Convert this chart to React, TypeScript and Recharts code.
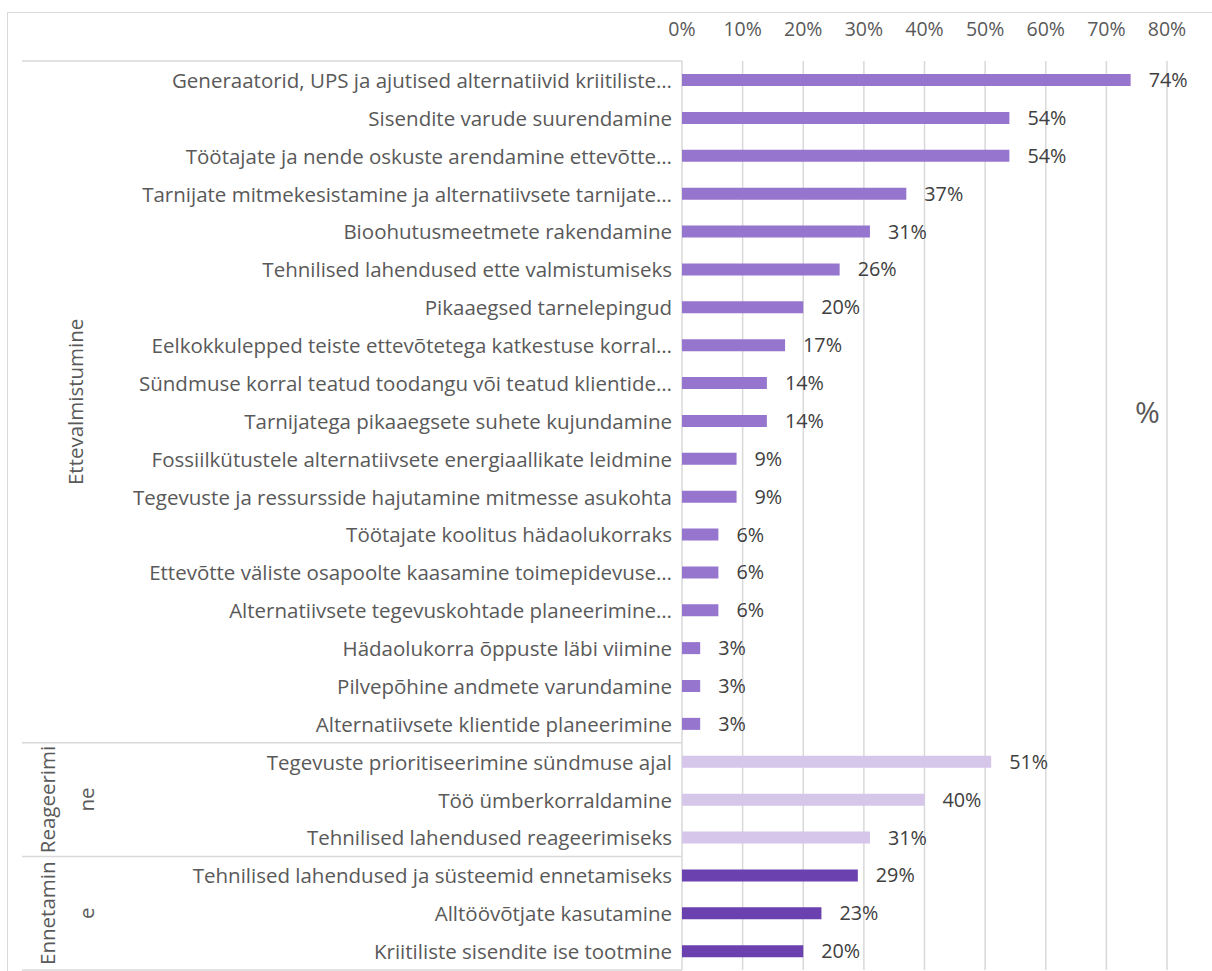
import React from 'react';
import { BarChart, Bar, XAxis, YAxis, CartesianGrid, Cell, LabelList } from 'recharts';

const categories = [
  'Generaatorid, UPS ja ajutised alternatiivid kriitiliste…',
  'Sisendite varude suurendamine ',
  'Töötajate ja nende oskuste arendamine ettevõtte…',
  'Tarnijate mitmekesistamine ja alternatiivsete tarnijate…',
  'Bioohutusmeetmete rakendamine',
  'Tehnilised lahendused ette valmistumiseks',
  'Pikaaegsed tarnelepingud',
  'Eelkokkulepped teiste ettevõtetega katkestuse korral…',
  'Sündmuse korral teatud toodangu või teatud klientide…',
  'Tarnijatega pikaaegsete suhete kujundamine',
  'Fossiilkütustele alternatiivsete energiaallikate leidmine',
  'Tegevuste ja ressursside hajutamine mitmesse asukohta',
  'Töötajate koolitus hädaolukorraks',
  'Ettevõtte väliste osapoolte kaasamine toimepidevuse…',
  'Alternatiivsete tegevuskohtade planeerimine…',
  'Hädaolukorra õppuste läbi viimine',
  'Pilvepõhine andmete varundamine',
  'Alternatiivsete klientide planeerimine',
  'Tegevuste prioritiseerimine sündmuse ajal',
  'Töö ümberkorraldamine',
  'Tehnilised lahendused reageerimiseks',
  'Tehnilised lahendused ja süsteemid ennetamiseks',
  'Alltöövõtjate kasutamine',
  'Kriitiliste sisendite ise tootmine',
];

const values = [
  0.74, 0.54, 0.54, 0.37, 0.31, 0.26, 0.2, 0.17, 0.14, 0.14, 0.09, 0.09,
  0.06, 0.06, 0.06, 0.03, 0.03, 0.03,
  0.51, 0.4, 0.31,
  0.29, 0.23, 0.2,
];

const groupLabels = [['Ettevalmistumine'], ['Reageerimi', 'ne'], ['Ennetamin', 'e']];
const groupSizes = [18, 3, 3];
const groupColors = ['#9575CD', '#D5C6EA', '#6A41AF'];
const xTicks = [0, 0.1, 0.2, 0.3, 0.4, 0.5, 0.6, 0.7, 0.8];

const W = 1212;
const H = 971;
const M_TOP = 21;
const X_AXIS_H = 40;
const M_BOTTOM = 1;
const Y_AXIS_W = 660;
const M_LEFT = 22;
const BAND = (H - M_TOP - X_AXIS_H - M_BOTTOM) / categories.length;
const FONT = "'Open Sans', sans-serif";
const TXT = '#595959';
const GRID = '#D9D9D9';
const CAT_FS = 20.5;

const groupStarts: number[] = [];
groupSizes.reduce((acc, s) => {
  groupStarts.push(acc);
  return acc + s;
}, 0);
const groupOfIndex: number[] = [];
groupSizes.forEach((s, g) => {
  for (let i = 0; i < s; i++) groupOfIndex.push(g);
});

const data = categories.map((c, i) => ({ name: c, value: values[i], group: groupOfIndex[i] }));

const pct = (v: number) => `${Math.round(v * 100)}%`;

const YTick = (props: any) => {
  const { x, y, payload } = props;
  const index = payload.index;
  const g = groupOfIndex[index];
  const isStart = groupStarts[g] === index;
  const isLast = index === categories.length - 1;
  const lineX1 = M_LEFT;
  const lineX2 = M_LEFT + Y_AXIS_W;
  const els: React.ReactNode[] = [];
  els.push(
    <text key="t" x={x} y={y} textAnchor="end" dominantBaseline="central" fill={TXT} fontSize={CAT_FS} fontFamily={FONT}>
      {payload.value}
    </text>
  );
  if (isStart) {
    const ly = y - BAND / 2;
    els.push(<line key="s" x1={lineX1} x2={lineX2} y1={ly} y2={ly} stroke={GRID} strokeWidth={1.5} />);
    const cy = y + ((groupSizes[g] - 1) / 2) * BAND;
    const lines = groupLabels[g];
    const xs = lines.length === 1 ? [75] : [47, 86];
    lines.forEach((ln, k) => {
      els.push(
        <text
          key={'g' + k}
          x={xs[k]}
          y={cy}
          transform={`rotate(-90 ${xs[k]} ${cy})`}
          textAnchor="middle"
          dominantBaseline="central"
          fill={TXT}
          fontSize={CAT_FS}
          fontFamily={FONT}
        >
          {ln}
        </text>
      );
    });
  }
  if (isLast) {
    const ly = y + BAND / 2;
    els.push(<line key="e" x1={lineX1} x2={lineX2} y1={ly} y2={ly} stroke={GRID} strokeWidth={1.5} />);
  }
  return <g>{els}</g>;
};

export default function App() {
  return (
    <div style={{ position: 'absolute', left: 0, top: 0, width: W, height: H, overflow: 'hidden', background: '#fff' }}>
      <div
        style={{
          position: 'absolute',
          left: 7,
          top: 12,
          width: W + 20,
          height: H + 20,
          border: `1px solid ${GRID}`,
        }}
      />
      <div style={{ position: 'absolute', left: 0, top: 0 }}>
        <BarChart
          width={W}
          height={H}
          data={data}
          layout="vertical"
          margin={{ top: M_TOP, right: 45, bottom: M_BOTTOM, left: M_LEFT }}
        >
          <CartesianGrid horizontal={false} vertical={true} stroke={GRID} strokeWidth={1.5} />
          <XAxis
            type="number"
            orientation="top"
            domain={[0, 0.8]}
            ticks={xTicks}
            tickFormatter={pct}
            axisLine={false}
            tickLine={false}
            height={X_AXIS_H}
            tickSize={0}
            tickMargin={25}
            tick={{ fill: TXT, fontSize: 19.5, fontFamily: FONT }}
            interval={0}
          />
          <YAxis
            type="category"
            dataKey="name"
            width={Y_AXIS_W}
            axisLine={false}
            tickLine={false}
            tickSize={0}
            tickMargin={10}
            interval={0}
            tick={<YTick />}
          />
          <Bar dataKey="value" barSize={12} isAnimationActive={false}>
            {data.map((d, i) => (
              <Cell key={i} fill={groupColors[d.group]} />
            ))}
            <LabelList
              dataKey="value"
              position="right"
              offset={18}
              formatter={(v: any) => pct(Number(v))}
              fill="#404040"
              fontSize={19.8}
              fontFamily={FONT}
            />
          </Bar>
        </BarChart>
      </div>
      <div
        style={{
          position: 'absolute',
          left: 1135,
          top: 394,
          fontFamily: FONT,
          fontSize: 30,
          color: TXT,
          lineHeight: '36px',
        }}
      >
        %
      </div>
    </div>
  );
}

[Stated exercise] Exactly restate the lines from the beginning of the data through the line with "CartesianGrid, Cell, LabelList", and no others, keeping pictures out.

[Task response]
Convert this chart to React, TypeScript and Recharts code.
import React from 'react';
import { BarChart, Bar, XAxis, YAxis, CartesianGrid, Cell, LabelList } from 'recharts';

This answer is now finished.